A Coaching Power Tool Created by Carolynn Stoddard
(Life Coach, UNITED STATES)
In all areas of our lives we hold events, other people, and ourselves to a certain expectation. This happens with relationships, schooling, vacation or trips, life milestones, and even simpler everyday tasks. When we do this, we then are able to judge whether these events have met, exceeded, or disappointed us in some way. This often times happens when it comes to our friendships and relationships. Family, friends, and colleagues affect who we are, and how we grow throughout our lives.
Expectations are our own imagination, or scripted versions of what we either hope will happen, or what we fear may happen in a given situation. Take for example a date, or getting your degree, marriage, or how you and your friends are when going on a vacation. There is a heightened sense of thrill, excitement, achievement, or we’re going to have “the best time ever” feeling. However, if that isn’t met then what happens is a disappointed feeling. Questions arise of whether you are suited for the other person, whether your friend should stay in your life or not, whether you should continue on the career or degree path you are on.
If one holds to their expectation of what will happen, they may miss allowing opportunities of what could happen or opening themselves up to new revelations about themselves or another person. This is not to say that people shouldn’t hold themselves to an expectation they find suitable, such as how others treat them, or how much stress at work they are willing to undertake. This expectation is one that humans place upon another to satisfy his or her emotional needs. To put this into perspective, I’ll present a scenario in which the expectation got in the way of allowance.
Dating and finding a partner is an exciting time, for some nerve wracking, and for others a very fluid way of seeing who is a good fit or not. Heather had a very strict list that she adhered to for who her ideal mate was. This list was rather lengthy, but with good reason, she thought to herself. She didn’t want to get into a bad relationship that those she dealt with before. She had her mind set on whom this dream guy was. Heather did online dating, speed dating, and tried to have friends fix her up. Unfortunately, these didn’t result in any favorable relationships. The guys she had met fell short of her list.
Her wants alone limited her “best matches” on online sites by hundreds of potential partners. Heather continued on, frustrated and disappointed that there were no prospects. After weeks of coaching, and working on letting go of these expectations of swept away romance, especially for a first or second date. Heather started to open up her perspective. By allowing herself to let go of any preconceived ideas, she was able to open herself up to so many wonderful guys in the area. Once she did she was able to allow dates to flow at will, and to progress in a more natural state, rather than feel rigid and uptight about whom she was meeting.

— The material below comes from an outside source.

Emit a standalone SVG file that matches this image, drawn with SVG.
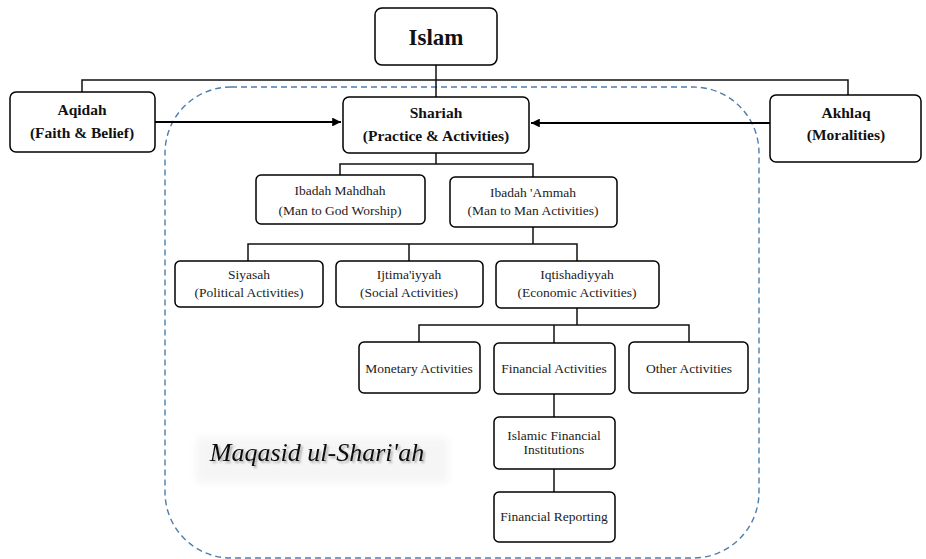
<svg xmlns="http://www.w3.org/2000/svg" width="926" height="559" viewBox="0 0 926 559">
<style>
.box{fill:#fff;stroke:#000;stroke-width:1.5}
.t{font-family:"Liberation Serif","Times New Roman","DejaVu Serif",serif;font-size:13.5px;fill:#222;text-anchor:middle}
.b{font-family:"Liberation Serif","Times New Roman","DejaVu Serif",serif;font-weight:bold;font-size:15.5px;fill:#111;text-anchor:middle}
.m{font-family:"Liberation Serif","Times New Roman","DejaVu Serif",serif;font-style:italic;font-size:26px;fill:#111;text-anchor:middle}
.c{fill:none;stroke:#111;stroke-width:1.5}
.a{fill:none;stroke:#000;stroke-width:2.2}
</style>
<defs>
<marker id="ah" viewBox="0 0 10 10" refX="10" refY="5" markerWidth="4" markerHeight="4" orient="auto" markerUnits="strokeWidth">
<path d="M0,0 L10,5 L0,10 z" fill="#000"/>
</marker>
<filter id="sh" x="-10%" y="-30%" width="120%" height="160%">
<feGaussianBlur in="SourceAlpha" stdDeviation="1.2"/>
<feOffset dx="1.5" dy="1.5" result="o"/>
<feComponentTransfer><feFuncA type="linear" slope="0.3"/></feComponentTransfer>
<feMerge><feMergeNode/><feMergeNode in="SourceGraphic"/></feMerge>
</filter>
<filter id="soft" x="-10%" y="-30%" width="120%" height="160%">
<feGaussianBlur stdDeviation="4"/>
</filter>
</defs>
<rect width="926" height="559" fill="#fff"/>

<g id="boundary">
<rect x="165" y="87" width="594" height="471" rx="66" ry="66" fill="none" stroke="#4f7eab" stroke-width="1.4" stroke-dasharray="6,4"/>
</g>

<g id="maqasid">
<rect x="196" y="438" width="252" height="45" fill="#f5f5f5" filter="url(#soft)"/>
<text class="m" x="317" y="461" filter="url(#sh)">Maqasid ul-Shari'ah</text>
</g>

<g id="connectors">
<path class="c" d="M436,65 V97 M82,92 V80 H848 V95"/>
<path class="a" d="M155,122 H341" marker-end="url(#ah)"/>
<path class="a" d="M770,123 H531" marker-end="url(#ah)"/>
<path class="c" d="M436,153 V164 M340,175 V164 H533 V177"/>
<path class="c" d="M533,227 V244 M248,261 V244 H577 V261 M409,244 V261"/>
<path class="c" d="M577,308 V325 M419,342 V325 H689 V342 M554,325 V343"/>
<path class="c" d="M554,394 V417 M554,469 V492"/>
</g>

<g id="islam">
<rect class="box" x="375" y="8" width="122" height="57" rx="7"/>
<text class="b" x="436" y="45" style="font-size:23px">Islam</text>
</g>
<g id="aqidah">
<rect class="box" x="10" y="92" width="145" height="60" rx="6"/>
<text class="b" x="82" y="115">Aqidah</text>
<text class="b" x="82" y="138">(Faith &amp; Belief)</text>
</g>
<g id="shariah">
<rect class="box" x="343" y="97" width="186" height="56" rx="6"/>
<text class="b" x="436" y="118">Shariah</text>
<text class="b" x="436" y="141">(Practice &amp; Activities)</text>
</g>
<g id="akhlaq">
<rect class="box" x="770" y="95" width="151" height="67" rx="6"/>
<text class="b" x="846" y="118">Akhlaq</text>
<text class="b" x="846" y="140">(Moralities)</text>
</g>

<g id="ibadah-mahdhah">
<rect class="box" x="256" y="175" width="169" height="49" rx="5"/>
<text class="t" x="340" y="195">Ibadah Mahdhah</text>
<text class="t" x="340" y="215">(Man to God Worship)</text>
</g>
<g id="ibadah-ammah">
<rect class="box" x="450" y="177" width="167" height="50" rx="5"/>
<text class="t" x="533" y="197">Ibadah 'Ammah</text>
<text class="t" x="533" y="215">(Man to Man Activities)</text>
</g>

<g id="siyasah">
<rect class="box" x="175" y="261" width="148" height="46" rx="5"/>
<text class="t" x="249" y="279">Siyasah</text>
<text class="t" x="249" y="297">(Political Activities)</text>
</g>
<g id="ijtimaiyyah">
<rect class="box" x="336" y="261" width="147" height="46" rx="5"/>
<text class="t" x="409" y="279">Ijtima'iyyah</text>
<text class="t" x="409" y="297">(Social Activities)</text>
</g>
<g id="iqtishadiyyah">
<rect class="box" x="496" y="261" width="163" height="47" rx="5"/>
<text class="t" x="577" y="279">Iqtishadiyyah</text>
<text class="t" x="577" y="297">(Economic Activities)</text>
</g>

<g id="monetary">
<rect class="box" x="359" y="342" width="121" height="51" rx="5"/>
<text class="t" x="419" y="373">Monetary Activities</text>
</g>
<g id="financial">
<rect class="box" x="494" y="343" width="121" height="51" rx="5"/>
<text class="t" x="554" y="373">Financial Activities</text>
</g>
<g id="other">
<rect class="box" x="629" y="342" width="119" height="51" rx="5"/>
<text class="t" x="689" y="373">Other Activities</text>
</g>
<g id="ifi">
<rect class="box" x="494" y="417" width="121" height="52" rx="5"/>
<text class="t" x="554" y="440">Islamic Financial</text>
<text class="t" x="554" y="454">Institutions</text>
</g>
<g id="reporting">
<rect class="box" x="494" y="492" width="121" height="50" rx="5"/>
<text class="t" x="554" y="521">Financial Reporting</text>
</g>
</svg>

As part of this power tool of expectation vs. allowance, some coaching tools to use, how to open clients up to the “now”, to present situations, without too many preconceived ideas, is to start with “The Work” of Byron Katie. Asking 4 questions would be one good place to start.
What Can The Coach Start With
Get to the core of what the client is really looking for in a relationship, career, degree, etc…
- Find the client’s limiting beliefs about his or her goal.
- Make a list of must-haves, and what may be compromised. Through this, getting to that core belief, is where the client needs to start, and allowing for things to flow, even though it’s not exactly how they had planned it, is okay to do.
- Having them understand that the universe will provide, but it may be in a different way they were initially expecting, and it is OK.
- Ask the client questions:
What would happen if it didn’t turn out like you expected?
Role Play with your client
What would do if your date did x,y,z?
- Most importantly the client will learn that allowing will yield better results, and open up more options, than setting an expectation already.
- While on a date, have your client make sure they stay present in the conversation.
The most important goal for letting go of expectations is to allow for things to come as they will, and take what you can to learn from them. Even in regards to things you don’t want, you learn with more clarity what you do want. Heather was able to get over her dating hurdles through opening up to new possibilities. People come from all different life paths, and perhaps those people may help you grow as a person and teach you about yourself and their experiences.